Olympics can get children interested in fitness
SPRINGFIELD The 2012 Summer Olympics are taking place in London. And although most people won't be able to watch the events in person, they can still experience the thrill of victory in their own backyards. The American Heart Association hopes parents will use the Games as a jumping point for getting kids active.
"This is a great time to get kids interested and involved in sports and athletic activities, American Heart Director Mary Ann Burns said. "Olympic athletes can inspire children to compete but to also simply participate in sports. And that could help them reach their recommended 60 minutes of play per day for heart health."

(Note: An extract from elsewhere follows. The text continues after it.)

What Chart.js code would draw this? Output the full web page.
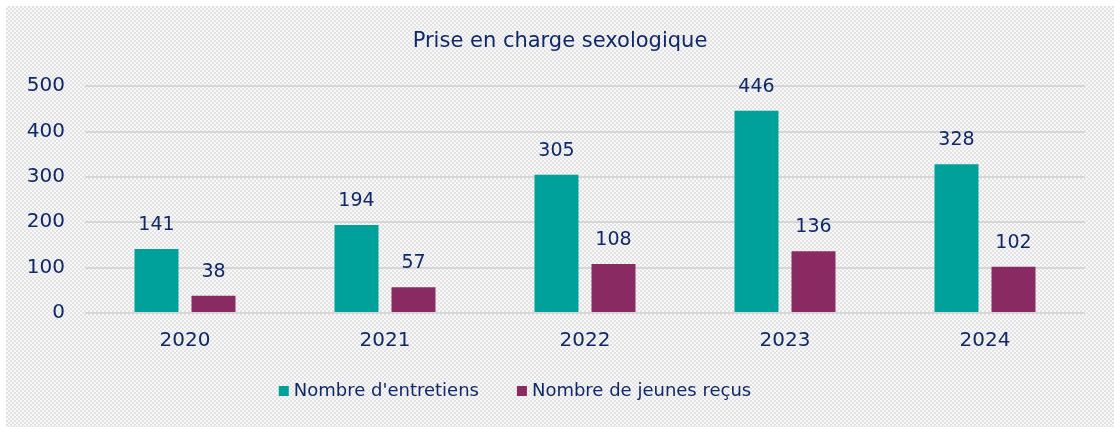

Today, about one in three American kids and teens is overweight or obese, nearly triple the rate in 1963. Even our nation's infants and toddlers are affected. Nearly 14 percent of preschool children ages 2 to 5 were overweight in 2004, up from 10 percent in 2000. Overweight kids have a 70 to 80 percent chance of staying overweight their entire lives. Obese and overweight adults now outnumber those at a healthy weight; nearly seven in 10 U.S. adults are overweight or obese.
With good reason, childhood obesity is now the No. 1 health concern among parents in the United States, topping drug abuse and smoking. Obese children as young as age 3 show indicators for developing heart disease later in life. The American Heart Association recommends making simple lifestyle changes, like eating healthier and exercising 60 minutes per day, to help improve children's health.
The Olympics can inspire kids to participate in everyday activities like riding bikes, playing basketball, volleyball, swimming, running or walking.
"Parents don't need to buy expensive equipment to host a backyard kiddie Olympics pool party or hula hoop competition. Kids can create their own pentathlons or obstacle courses in the yard and invite neighborhood kids to participate. They can create their own medals and have a heart-healthy awards celebration. Just be creative, have fun and the exercise part takes care of itself," Burns said.